## Aim of the exercise
With pictures left out, extract every line between the start of the records below and the line holding "(8,639) rectangle (1030,730);", inclusive.

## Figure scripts
━━━━━━━━

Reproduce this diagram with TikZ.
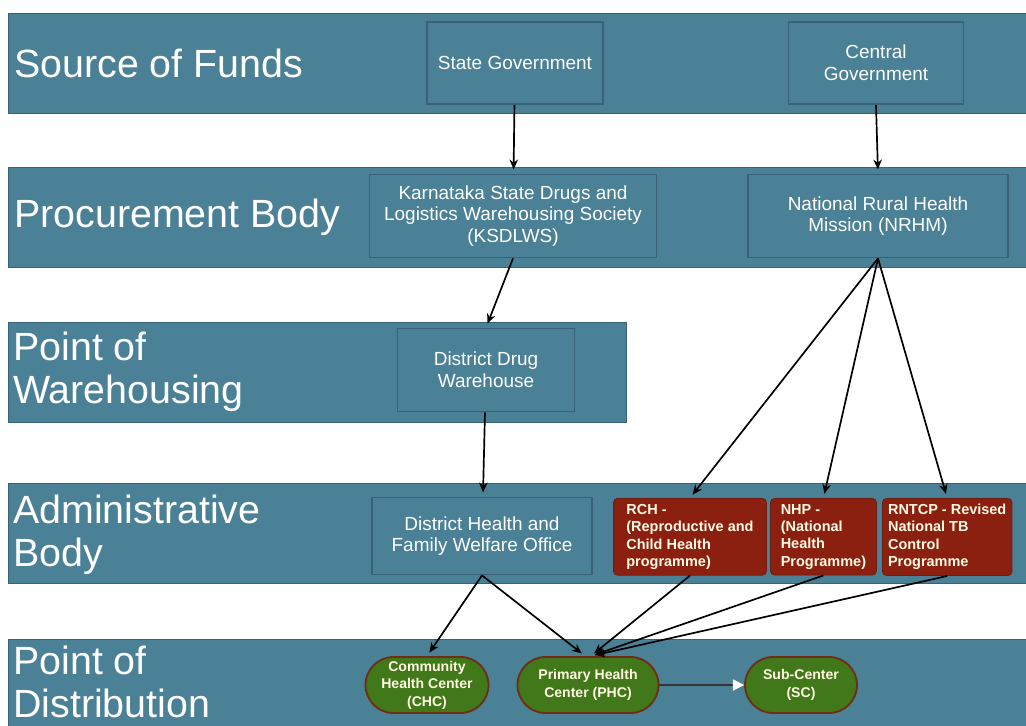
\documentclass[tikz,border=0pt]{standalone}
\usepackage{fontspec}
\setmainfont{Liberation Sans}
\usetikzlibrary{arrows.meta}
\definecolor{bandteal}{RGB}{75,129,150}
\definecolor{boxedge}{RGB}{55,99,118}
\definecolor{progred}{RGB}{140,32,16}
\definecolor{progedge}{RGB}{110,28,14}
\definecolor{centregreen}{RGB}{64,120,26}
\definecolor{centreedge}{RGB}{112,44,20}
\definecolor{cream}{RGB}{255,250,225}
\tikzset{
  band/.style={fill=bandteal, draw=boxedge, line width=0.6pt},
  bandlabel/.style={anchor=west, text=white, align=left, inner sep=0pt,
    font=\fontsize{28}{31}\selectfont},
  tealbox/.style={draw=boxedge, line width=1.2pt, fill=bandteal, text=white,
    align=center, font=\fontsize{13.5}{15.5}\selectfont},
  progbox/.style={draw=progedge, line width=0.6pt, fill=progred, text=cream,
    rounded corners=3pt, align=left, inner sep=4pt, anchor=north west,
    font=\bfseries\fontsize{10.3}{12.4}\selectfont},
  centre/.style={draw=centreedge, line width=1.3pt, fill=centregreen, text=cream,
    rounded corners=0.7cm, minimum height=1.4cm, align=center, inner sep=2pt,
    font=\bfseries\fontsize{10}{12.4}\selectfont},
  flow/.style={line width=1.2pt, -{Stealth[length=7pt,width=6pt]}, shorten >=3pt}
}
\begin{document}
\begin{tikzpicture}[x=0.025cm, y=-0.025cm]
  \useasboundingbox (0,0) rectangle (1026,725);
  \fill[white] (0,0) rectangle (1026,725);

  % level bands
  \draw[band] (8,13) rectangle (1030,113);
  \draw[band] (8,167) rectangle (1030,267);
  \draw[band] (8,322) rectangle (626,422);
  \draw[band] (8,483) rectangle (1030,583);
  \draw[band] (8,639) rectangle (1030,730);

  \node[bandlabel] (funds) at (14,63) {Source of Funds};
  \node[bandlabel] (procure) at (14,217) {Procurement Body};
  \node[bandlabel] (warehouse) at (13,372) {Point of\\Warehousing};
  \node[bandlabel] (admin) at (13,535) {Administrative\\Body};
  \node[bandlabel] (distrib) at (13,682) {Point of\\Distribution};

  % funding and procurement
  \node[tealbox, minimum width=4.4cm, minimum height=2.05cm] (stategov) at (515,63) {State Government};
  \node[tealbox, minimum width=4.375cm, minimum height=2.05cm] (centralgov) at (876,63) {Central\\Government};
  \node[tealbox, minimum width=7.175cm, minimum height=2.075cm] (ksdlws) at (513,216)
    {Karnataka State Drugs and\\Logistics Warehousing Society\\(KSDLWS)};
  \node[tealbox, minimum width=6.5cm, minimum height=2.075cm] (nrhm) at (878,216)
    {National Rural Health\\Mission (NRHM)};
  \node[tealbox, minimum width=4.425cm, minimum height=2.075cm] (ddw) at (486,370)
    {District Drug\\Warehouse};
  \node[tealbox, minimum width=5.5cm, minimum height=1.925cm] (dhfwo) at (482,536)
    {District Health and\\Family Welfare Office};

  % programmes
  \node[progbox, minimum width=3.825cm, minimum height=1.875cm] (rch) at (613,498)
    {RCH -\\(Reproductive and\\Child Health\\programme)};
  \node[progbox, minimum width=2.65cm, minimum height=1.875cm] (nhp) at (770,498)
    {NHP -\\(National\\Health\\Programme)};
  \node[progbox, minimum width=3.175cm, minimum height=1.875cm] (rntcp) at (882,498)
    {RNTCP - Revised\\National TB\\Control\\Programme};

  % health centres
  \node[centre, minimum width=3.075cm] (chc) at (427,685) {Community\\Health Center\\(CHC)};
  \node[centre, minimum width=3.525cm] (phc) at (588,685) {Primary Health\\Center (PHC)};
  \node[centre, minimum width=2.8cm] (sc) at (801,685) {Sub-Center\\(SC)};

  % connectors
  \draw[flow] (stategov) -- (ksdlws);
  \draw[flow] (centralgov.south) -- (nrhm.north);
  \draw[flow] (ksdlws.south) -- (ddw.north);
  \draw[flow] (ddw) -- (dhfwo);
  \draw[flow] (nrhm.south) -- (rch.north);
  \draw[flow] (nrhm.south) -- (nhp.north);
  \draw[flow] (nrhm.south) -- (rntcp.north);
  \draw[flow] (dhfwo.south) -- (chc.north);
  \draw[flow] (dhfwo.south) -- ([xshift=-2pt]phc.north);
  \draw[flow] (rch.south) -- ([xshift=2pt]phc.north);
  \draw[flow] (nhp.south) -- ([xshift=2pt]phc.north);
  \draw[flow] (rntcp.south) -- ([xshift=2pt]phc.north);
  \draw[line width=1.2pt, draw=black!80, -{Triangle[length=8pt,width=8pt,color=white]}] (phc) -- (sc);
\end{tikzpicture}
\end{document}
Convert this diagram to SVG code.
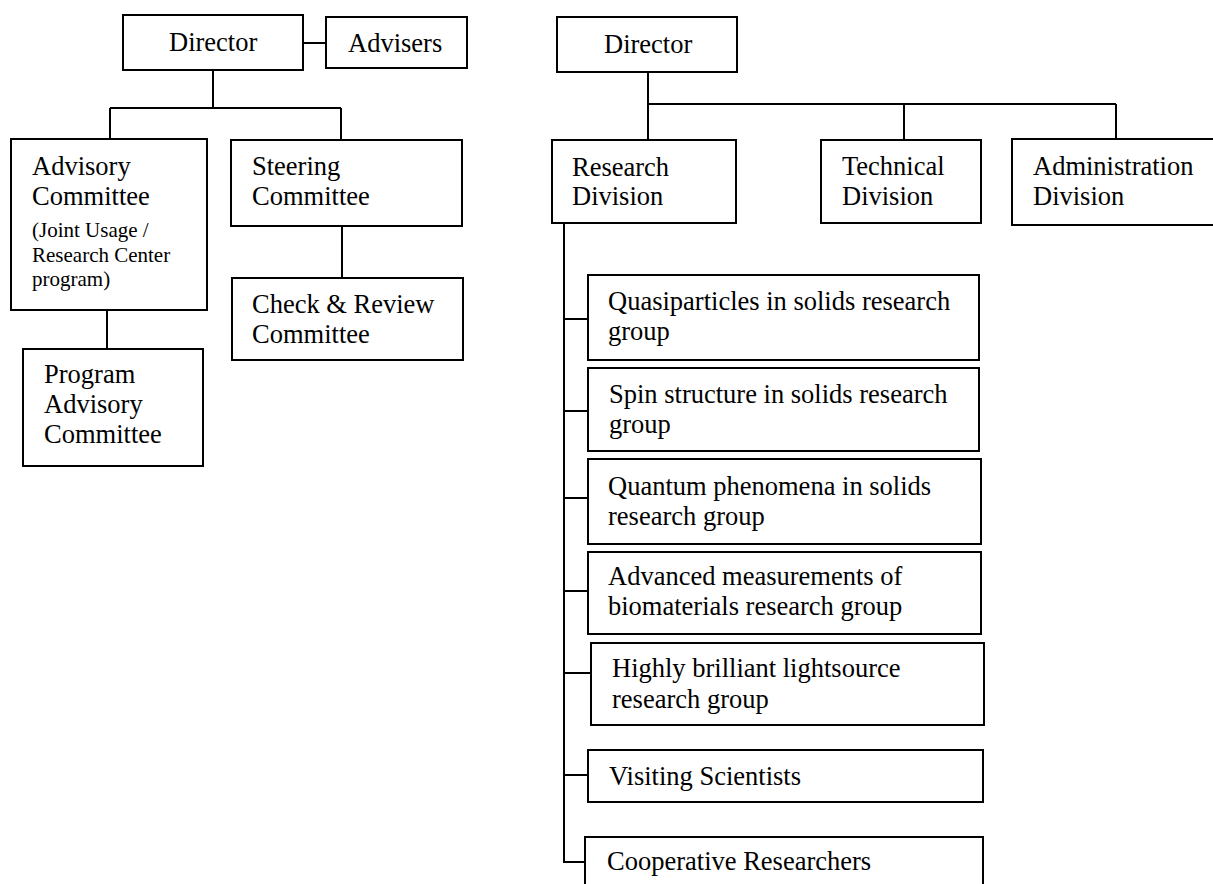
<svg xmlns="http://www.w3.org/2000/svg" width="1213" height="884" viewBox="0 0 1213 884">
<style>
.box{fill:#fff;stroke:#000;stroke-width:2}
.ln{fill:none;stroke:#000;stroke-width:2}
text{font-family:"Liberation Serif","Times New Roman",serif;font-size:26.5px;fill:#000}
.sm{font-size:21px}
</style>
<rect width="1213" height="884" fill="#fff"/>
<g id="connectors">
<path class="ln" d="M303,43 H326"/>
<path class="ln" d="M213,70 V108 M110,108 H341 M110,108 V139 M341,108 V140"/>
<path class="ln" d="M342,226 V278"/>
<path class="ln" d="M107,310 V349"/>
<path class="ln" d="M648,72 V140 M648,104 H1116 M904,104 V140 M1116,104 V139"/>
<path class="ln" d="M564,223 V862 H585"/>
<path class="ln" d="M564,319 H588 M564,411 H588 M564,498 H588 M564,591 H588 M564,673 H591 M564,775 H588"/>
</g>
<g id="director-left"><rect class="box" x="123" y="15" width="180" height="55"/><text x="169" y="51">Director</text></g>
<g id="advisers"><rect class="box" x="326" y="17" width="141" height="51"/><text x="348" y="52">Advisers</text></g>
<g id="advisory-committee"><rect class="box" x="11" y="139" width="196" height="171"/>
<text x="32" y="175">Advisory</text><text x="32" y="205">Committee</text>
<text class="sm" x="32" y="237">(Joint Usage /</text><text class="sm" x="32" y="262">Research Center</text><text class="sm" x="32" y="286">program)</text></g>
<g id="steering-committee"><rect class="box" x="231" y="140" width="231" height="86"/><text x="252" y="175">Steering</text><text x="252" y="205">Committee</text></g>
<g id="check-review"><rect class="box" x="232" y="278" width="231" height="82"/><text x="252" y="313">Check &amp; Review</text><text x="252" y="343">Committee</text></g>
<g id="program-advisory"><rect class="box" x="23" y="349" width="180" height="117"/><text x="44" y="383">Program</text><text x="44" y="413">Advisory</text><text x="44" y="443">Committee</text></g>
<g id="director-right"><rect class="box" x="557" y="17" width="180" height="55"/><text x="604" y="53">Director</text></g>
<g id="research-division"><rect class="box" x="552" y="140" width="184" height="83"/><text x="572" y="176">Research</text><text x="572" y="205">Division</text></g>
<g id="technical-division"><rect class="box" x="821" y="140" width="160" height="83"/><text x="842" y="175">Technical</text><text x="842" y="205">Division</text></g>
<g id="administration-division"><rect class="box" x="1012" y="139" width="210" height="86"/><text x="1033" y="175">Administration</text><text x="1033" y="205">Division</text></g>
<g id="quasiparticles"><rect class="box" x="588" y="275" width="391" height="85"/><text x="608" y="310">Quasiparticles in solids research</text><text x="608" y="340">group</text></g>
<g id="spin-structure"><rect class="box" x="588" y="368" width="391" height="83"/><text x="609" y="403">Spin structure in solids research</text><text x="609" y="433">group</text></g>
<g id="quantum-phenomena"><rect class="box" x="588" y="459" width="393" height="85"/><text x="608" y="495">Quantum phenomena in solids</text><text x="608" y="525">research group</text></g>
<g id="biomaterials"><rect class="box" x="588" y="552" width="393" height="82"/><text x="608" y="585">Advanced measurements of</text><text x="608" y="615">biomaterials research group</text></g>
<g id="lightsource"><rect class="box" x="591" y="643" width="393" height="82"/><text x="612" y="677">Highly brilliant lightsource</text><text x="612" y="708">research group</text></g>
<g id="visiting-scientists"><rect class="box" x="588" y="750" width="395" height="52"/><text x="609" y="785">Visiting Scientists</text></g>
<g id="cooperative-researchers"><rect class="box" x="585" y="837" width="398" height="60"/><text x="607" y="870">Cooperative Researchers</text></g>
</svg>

━━━━━━━━

## Solution for this problem
Reproduce this diagram with TikZ.
\documentclass[tikz,border=0pt]{standalone}
\usepackage{fontspec}
\setmainfont{Liberation Sans}
\usetikzlibrary{arrows.meta}
\definecolor{bandteal}{RGB}{75,129,150}
\definecolor{boxedge}{RGB}{55,99,118}
\definecolor{progred}{RGB}{140,32,16}
\definecolor{progedge}{RGB}{110,28,14}
\definecolor{centregreen}{RGB}{64,120,26}
\definecolor{centreedge}{RGB}{112,44,20}
\definecolor{cream}{RGB}{255,250,225}
\tikzset{
  band/.style={fill=bandteal, draw=boxedge, line width=0.6pt},
  bandlabel/.style={anchor=west, text=white, align=left, inner sep=0pt,
    font=\fontsize{28}{31}\selectfont},
  tealbox/.style={draw=boxedge, line width=1.2pt, fill=bandteal, text=white,
    align=center, font=\fontsize{13.5}{15.5}\selectfont},
  progbox/.style={draw=progedge, line width=0.6pt, fill=progred, text=cream,
    rounded corners=3pt, align=left, inner sep=4pt, anchor=north west,
    font=\bfseries\fontsize{10.3}{12.4}\selectfont},
  centre/.style={draw=centreedge, line width=1.3pt, fill=centregreen, text=cream,
    rounded corners=0.7cm, minimum height=1.4cm, align=center, inner sep=2pt,
    font=\bfseries\fontsize{10}{12.4}\selectfont},
  flow/.style={line width=1.2pt, -{Stealth[length=7pt,width=6pt]}, shorten >=3pt}
}
\begin{document}
\begin{tikzpicture}[x=0.025cm, y=-0.025cm]
  \useasboundingbox (0,0) rectangle (1026,725);
  \fill[white] (0,0) rectangle (1026,725);

  % level bands
  \draw[band] (8,13) rectangle (1030,113);
  \draw[band] (8,167) rectangle (1030,267);
  \draw[band] (8,322) rectangle (626,422);
  \draw[band] (8,483) rectangle (1030,583);
  \draw[band] (8,639) rectangle (1030,730);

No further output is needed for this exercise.